• TASK TO COMPLETE
Can you transcribe every entry word for word, skipping the images?

[Rows from a dataset]
---

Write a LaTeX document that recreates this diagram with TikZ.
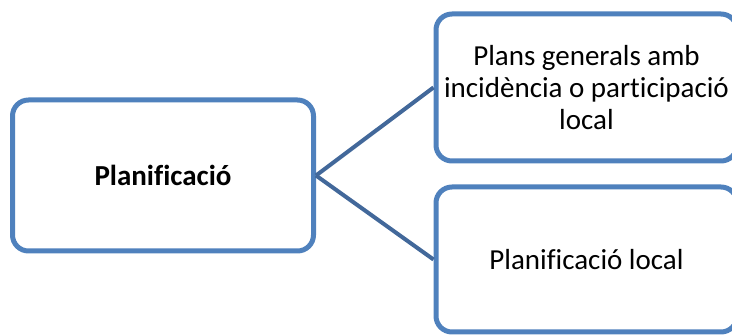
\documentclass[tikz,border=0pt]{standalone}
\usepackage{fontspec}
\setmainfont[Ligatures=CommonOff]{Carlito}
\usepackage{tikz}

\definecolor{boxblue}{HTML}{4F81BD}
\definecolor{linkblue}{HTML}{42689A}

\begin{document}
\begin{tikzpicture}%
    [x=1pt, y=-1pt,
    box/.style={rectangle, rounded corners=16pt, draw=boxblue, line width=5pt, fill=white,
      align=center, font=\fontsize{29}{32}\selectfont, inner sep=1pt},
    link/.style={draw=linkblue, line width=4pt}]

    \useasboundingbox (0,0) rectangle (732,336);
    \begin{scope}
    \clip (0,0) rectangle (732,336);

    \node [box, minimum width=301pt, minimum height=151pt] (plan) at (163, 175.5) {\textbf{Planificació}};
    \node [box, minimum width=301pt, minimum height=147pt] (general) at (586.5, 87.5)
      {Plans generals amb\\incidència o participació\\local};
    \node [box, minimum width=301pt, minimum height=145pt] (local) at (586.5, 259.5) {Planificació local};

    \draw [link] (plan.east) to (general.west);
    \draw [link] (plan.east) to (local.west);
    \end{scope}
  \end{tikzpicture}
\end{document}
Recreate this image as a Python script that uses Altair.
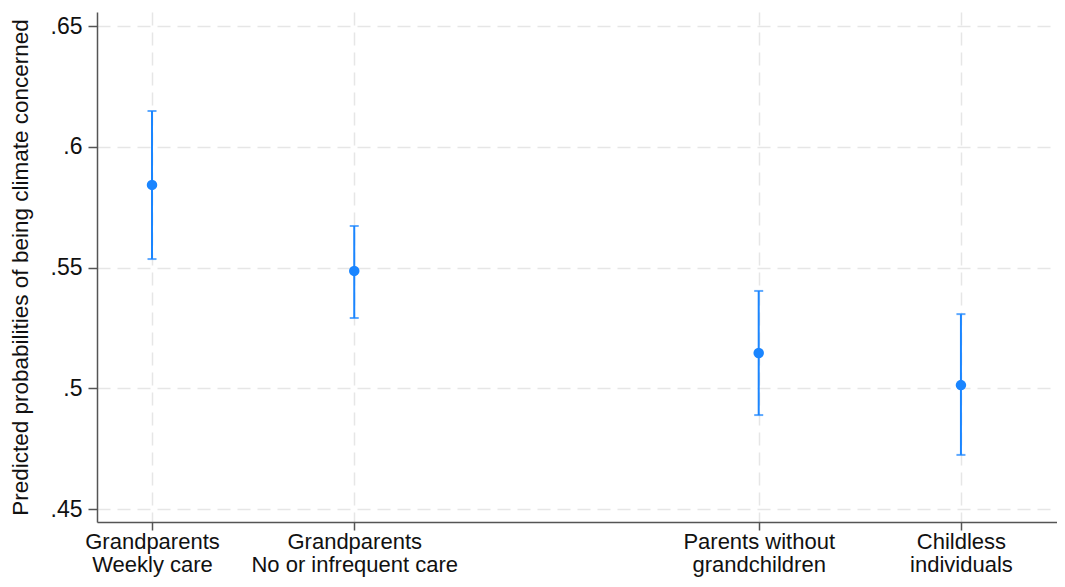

---

• RIGHT ANSWER
Write a LaTeX document that recreates this diagram with TikZ.
\documentclass[tikz,border=0pt]{standalone}
\usepackage{fontspec}
\setmainfont[Ligatures=CommonOff]{Carlito}
\usepackage{tikz}

\definecolor{boxblue}{HTML}{4F81BD}
\definecolor{linkblue}{HTML}{42689A}

\begin{document}
\begin{tikzpicture}%
    [x=1pt, y=-1pt,
    box/.style={rectangle, rounded corners=16pt, draw=boxblue, line width=5pt, fill=white,
      align=center, font=\fontsize{29}{32}\selectfont, inner sep=1pt},
    link/.style={draw=linkblue, line width=4pt}]

    \useasboundingbox (0,0) rectangle (732,336);
    \begin{scope}
    \clip (0,0) rectangle (732,336);

    \node [box, minimum width=301pt, minimum height=151pt] (plan) at (163, 175.5) {\textbf{Planificació}};
    \node [box, minimum width=301pt, minimum height=147pt] (general) at (586.5, 87.5)
      {Plans generals amb\\incidència o participació\\local};
    \node [box, minimum width=301pt, minimum height=145pt] (local) at (586.5, 259.5) {Planificació local};

    \draw [link] (plan.east) to (general.west);
    \draw [link] (plan.east) to (local.west);
    \end{scope}
  \end{tikzpicture}
\end{document}
Recreate this image as a Python script that uses Altair.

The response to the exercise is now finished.